Pourquoi un écrivain, malgré des œuvres percutantes, reste-t-il inconnu? Comment expliquer l’indifférence des lecteurs et de la critique devant un roman qui se démarque par son sujet et son originalité? Est-ce parce que l’auteur heurte la société des bien-pensants ou parce qu’il aborde un sujet que l’on ne souhaite pas explorer? Comment cerner les raisons qui font qu’un romancier est adopté ou rejeté par son milieu?
Il faut remercier les Éditions Trois-Pistoles et Victor-Lévy Beaulieu pour avoir sorti des oubliettes «Les vivants, les morts et les autres» de Pierre Gélinas, un ouvrage, publié il y a plus de cinquante ans et qui a sombré dans l’oubli. J’avoue, à ma grande honte, tout ignorer de cet écrivain.
«Et pour cause : sa première édition, qui remonte à 1959, est épuisée depuis longtemps. Le roman, du coup, est devenu introuvable ailleurs que dans les librairies d’occasion où on pouvait toujours le dénicher si on avait de la chance, et il en fallait beaucoup car, même là, il était devenu une perle rare… … La mort de Pierre Gélinas l’an dernier, disparu dans un silence quasi total, a confirmé en effet son statut tout à fait singulier dans la littérature québécoise contemporaine à laquelle cet écrivain appartenait sur le mode de l’absence.» (p.11)
Le héros
Maurice Tremblay, un fils de bonne famille, rompt avec son milieu et s’enrôle dans les luttes ouvrières. Il s’initie dans les chantiers de la Windigo, vit le conflit de la Dominion Textile à Montréal et celui du magasin Dupuis Frères dans les années 50. Assemblées syndicales, enquête de la police, violence sur les lignes de piquetage, duplicité de certains chefs des unions américaines, arrestations sont au menu.

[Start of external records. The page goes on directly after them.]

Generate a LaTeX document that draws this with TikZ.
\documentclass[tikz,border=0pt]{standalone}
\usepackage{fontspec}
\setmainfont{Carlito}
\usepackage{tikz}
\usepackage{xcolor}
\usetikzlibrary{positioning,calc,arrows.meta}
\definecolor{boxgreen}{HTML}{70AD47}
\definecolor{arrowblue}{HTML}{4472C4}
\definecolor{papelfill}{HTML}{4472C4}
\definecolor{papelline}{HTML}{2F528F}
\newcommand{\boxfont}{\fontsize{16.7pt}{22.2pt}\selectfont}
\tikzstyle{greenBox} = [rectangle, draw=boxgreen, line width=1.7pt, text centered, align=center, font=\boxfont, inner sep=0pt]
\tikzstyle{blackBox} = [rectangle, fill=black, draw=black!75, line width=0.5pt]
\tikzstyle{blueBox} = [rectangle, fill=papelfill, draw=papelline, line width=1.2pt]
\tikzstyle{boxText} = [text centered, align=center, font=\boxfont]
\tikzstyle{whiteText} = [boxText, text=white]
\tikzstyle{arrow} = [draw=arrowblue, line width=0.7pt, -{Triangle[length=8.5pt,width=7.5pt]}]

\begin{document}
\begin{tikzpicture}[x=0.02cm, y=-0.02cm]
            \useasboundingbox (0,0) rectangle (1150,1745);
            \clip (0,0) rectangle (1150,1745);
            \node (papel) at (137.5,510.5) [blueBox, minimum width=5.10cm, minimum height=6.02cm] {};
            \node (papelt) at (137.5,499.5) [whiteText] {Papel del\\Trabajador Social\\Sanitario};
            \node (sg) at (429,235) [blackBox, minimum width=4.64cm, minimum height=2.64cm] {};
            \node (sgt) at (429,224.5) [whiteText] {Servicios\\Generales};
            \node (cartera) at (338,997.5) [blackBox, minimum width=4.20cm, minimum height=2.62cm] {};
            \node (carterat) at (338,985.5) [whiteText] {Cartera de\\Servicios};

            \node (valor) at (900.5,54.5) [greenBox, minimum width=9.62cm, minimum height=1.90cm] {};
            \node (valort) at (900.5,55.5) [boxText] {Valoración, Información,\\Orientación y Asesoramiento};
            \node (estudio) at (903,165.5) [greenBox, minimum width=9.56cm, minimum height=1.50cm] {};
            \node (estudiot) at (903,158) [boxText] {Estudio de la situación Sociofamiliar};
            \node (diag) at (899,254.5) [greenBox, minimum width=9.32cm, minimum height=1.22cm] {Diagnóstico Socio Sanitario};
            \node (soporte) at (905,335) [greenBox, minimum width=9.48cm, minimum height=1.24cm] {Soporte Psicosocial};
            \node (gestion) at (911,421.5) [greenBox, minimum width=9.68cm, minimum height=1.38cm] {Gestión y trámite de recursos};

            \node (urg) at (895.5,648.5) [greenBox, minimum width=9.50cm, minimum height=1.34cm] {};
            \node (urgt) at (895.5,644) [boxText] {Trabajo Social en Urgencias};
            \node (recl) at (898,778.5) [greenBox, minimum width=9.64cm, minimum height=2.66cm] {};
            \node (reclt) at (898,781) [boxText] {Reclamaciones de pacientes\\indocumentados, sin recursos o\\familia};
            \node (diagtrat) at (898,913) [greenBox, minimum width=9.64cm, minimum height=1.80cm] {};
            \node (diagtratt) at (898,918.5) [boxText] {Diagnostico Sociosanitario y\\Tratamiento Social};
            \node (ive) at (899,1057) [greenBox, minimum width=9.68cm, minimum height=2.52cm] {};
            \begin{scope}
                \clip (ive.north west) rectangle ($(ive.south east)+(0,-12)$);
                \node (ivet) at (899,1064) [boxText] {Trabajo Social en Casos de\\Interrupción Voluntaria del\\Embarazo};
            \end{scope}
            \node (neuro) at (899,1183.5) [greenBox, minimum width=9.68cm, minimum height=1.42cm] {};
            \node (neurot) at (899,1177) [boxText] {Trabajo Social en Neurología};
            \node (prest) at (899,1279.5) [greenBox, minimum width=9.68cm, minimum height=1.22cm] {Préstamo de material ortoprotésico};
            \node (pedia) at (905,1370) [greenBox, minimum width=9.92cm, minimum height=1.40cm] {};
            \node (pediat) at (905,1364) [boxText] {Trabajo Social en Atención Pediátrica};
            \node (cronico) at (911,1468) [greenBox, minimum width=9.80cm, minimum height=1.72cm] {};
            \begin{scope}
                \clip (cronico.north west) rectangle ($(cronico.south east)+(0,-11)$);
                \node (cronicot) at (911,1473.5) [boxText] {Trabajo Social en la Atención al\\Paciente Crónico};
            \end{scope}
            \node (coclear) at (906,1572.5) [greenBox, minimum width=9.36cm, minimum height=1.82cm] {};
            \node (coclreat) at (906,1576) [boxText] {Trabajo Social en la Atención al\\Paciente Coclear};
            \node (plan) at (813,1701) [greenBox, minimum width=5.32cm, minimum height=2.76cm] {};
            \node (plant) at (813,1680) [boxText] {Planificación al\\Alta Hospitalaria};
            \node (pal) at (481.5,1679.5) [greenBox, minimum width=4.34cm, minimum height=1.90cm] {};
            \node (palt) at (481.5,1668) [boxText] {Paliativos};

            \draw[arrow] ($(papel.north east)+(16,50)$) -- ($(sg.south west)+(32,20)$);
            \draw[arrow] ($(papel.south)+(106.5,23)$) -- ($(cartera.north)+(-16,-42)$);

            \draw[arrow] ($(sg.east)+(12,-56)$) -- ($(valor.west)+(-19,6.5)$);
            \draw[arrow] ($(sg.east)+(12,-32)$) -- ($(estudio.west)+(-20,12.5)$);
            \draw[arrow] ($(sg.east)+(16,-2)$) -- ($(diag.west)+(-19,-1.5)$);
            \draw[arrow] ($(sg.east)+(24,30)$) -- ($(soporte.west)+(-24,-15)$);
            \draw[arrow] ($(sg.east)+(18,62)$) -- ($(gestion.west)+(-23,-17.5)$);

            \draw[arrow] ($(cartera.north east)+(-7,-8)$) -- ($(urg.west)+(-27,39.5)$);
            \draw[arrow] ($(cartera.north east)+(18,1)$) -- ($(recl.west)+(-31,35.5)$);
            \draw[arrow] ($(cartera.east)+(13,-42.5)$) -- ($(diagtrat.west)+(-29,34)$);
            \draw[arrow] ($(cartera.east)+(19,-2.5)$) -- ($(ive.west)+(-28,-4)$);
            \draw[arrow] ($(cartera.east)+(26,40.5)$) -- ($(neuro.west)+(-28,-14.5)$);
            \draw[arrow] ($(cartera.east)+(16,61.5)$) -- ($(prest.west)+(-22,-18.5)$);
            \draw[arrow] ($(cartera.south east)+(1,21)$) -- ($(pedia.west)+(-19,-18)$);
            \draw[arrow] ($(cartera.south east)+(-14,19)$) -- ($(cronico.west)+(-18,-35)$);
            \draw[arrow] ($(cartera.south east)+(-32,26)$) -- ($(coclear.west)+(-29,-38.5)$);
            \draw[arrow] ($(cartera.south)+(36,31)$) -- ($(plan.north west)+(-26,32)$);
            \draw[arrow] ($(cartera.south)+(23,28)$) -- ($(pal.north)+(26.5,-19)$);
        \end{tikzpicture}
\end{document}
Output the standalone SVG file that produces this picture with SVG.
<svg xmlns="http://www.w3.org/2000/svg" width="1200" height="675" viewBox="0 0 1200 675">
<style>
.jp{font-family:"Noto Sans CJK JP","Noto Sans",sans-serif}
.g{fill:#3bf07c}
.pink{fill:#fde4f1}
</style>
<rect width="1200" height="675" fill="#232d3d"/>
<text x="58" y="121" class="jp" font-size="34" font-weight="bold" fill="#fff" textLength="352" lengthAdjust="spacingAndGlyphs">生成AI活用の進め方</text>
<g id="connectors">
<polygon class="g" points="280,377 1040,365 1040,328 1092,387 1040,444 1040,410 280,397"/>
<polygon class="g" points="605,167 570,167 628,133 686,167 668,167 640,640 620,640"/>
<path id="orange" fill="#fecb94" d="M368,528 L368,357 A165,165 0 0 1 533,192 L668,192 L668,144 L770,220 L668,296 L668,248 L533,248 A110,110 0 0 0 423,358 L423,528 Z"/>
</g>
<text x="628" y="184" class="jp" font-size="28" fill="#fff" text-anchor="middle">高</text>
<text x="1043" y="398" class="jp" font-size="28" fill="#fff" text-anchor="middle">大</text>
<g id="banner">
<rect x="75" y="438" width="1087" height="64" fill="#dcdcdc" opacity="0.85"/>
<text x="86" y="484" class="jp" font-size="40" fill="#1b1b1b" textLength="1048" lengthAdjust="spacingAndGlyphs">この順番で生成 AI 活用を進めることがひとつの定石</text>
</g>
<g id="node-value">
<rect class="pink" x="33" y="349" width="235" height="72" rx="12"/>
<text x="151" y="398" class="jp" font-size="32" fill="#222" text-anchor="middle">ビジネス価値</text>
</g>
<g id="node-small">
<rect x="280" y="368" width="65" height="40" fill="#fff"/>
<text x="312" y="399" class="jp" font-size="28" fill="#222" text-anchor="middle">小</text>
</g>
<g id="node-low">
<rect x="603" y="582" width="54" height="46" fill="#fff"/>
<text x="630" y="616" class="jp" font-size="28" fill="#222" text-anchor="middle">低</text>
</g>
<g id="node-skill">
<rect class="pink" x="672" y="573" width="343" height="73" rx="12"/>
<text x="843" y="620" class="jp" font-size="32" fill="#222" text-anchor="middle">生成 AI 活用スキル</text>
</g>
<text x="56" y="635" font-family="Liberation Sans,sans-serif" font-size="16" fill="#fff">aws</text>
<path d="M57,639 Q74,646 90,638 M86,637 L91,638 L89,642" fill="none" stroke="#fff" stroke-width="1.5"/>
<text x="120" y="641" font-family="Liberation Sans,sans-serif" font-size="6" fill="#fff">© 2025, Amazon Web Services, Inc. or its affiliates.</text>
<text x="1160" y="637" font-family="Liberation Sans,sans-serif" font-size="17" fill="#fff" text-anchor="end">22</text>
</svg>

Maurice finira par devenir membre du Parti communiste du Canada et se présentera aux élections dans Saint-Henri, le quartier devenu célèbre grâce à «Bonheur d’occasion» de Gabrielle Roy.
««Les vivants, les morts et les autres » s’avère tout compte fait un remarquable roman d’apprentissage social, un des très rares que compte notre littérature romanesque. Et cet apprentissage, cette connaissance progressivement acquise du monde et des hommes, est mis en scène dans un cadre aussi très peu souvent mis en représentation dans la fiction d’ici : le milieu ouvrier, l’univers de l’action syndicale et politique.» (p.27)
Tout s’effrite quand les militants lisent le rapport Khroutchev qui montre Staline en tyran qui a éliminé tous les opposants en Russie. Meurtres, tortures, emprisonnements, tout y est. Le parti implose et Maurice se retrouve avec un idéal en miettes.
Un monde
En parcourant «Les vivants, les morts et les autres», on constate que ce roman avait tout pour choquer les bonnes consciences de l’époque. Duplessis mourait à Schefferville, l’année de la parution de cet ouvrage, ouvrant une porte sur la Révolution tranquille. Le clergé, les dirigeants du monde politique et des affaires, avec les tenants de la culture, sortaient tous des cours classiques où le mal et le bien se partageaient l’espace, Le roman de Pierre Gélinas plonge dans un milieu «diabolisé» par la bonne société.
Il bousculait le clergé, les gens d’affaires en mettant en scène des travailleurs et des militants qui flirtaient avec le communisme dans un Québec et une Amérique qui baignaient dans le maccarthysme. Gélinas décrit les luttes ouvrières, la duplicité du monde politique et judiciaire, la collusion de la police avec les patrons pour écraser les grévistes. Une saga comme il en existe peu au Québec.
Justesse
Une belle manière de comprendre les années qui ont précédé la Révolution tranquille. L’émeute du Forum de Montréal, entourant la suspension de Maurice Richard en 1955, vaut à elle seule le détour. Un éclairage différent sur l’histoire récente du Québec et les mouvements sociaux que la littérature ignore beaucoup trop souvent. Même de nos jours, les luttes ouvrières et le monde du travail sont boudés par les littéraires.
Une redécouverte, une lecture passionnante, un roman à lire absolument. Pierre Gélinas mérite que l’on s’attarde à son oeuvre et qu’on lui fasse enfin une place dans la littérature québécoise.
«Les vivants, les morts et les autres» de Pierre Gélinas est paru aux Éditions Trois-Pistoles.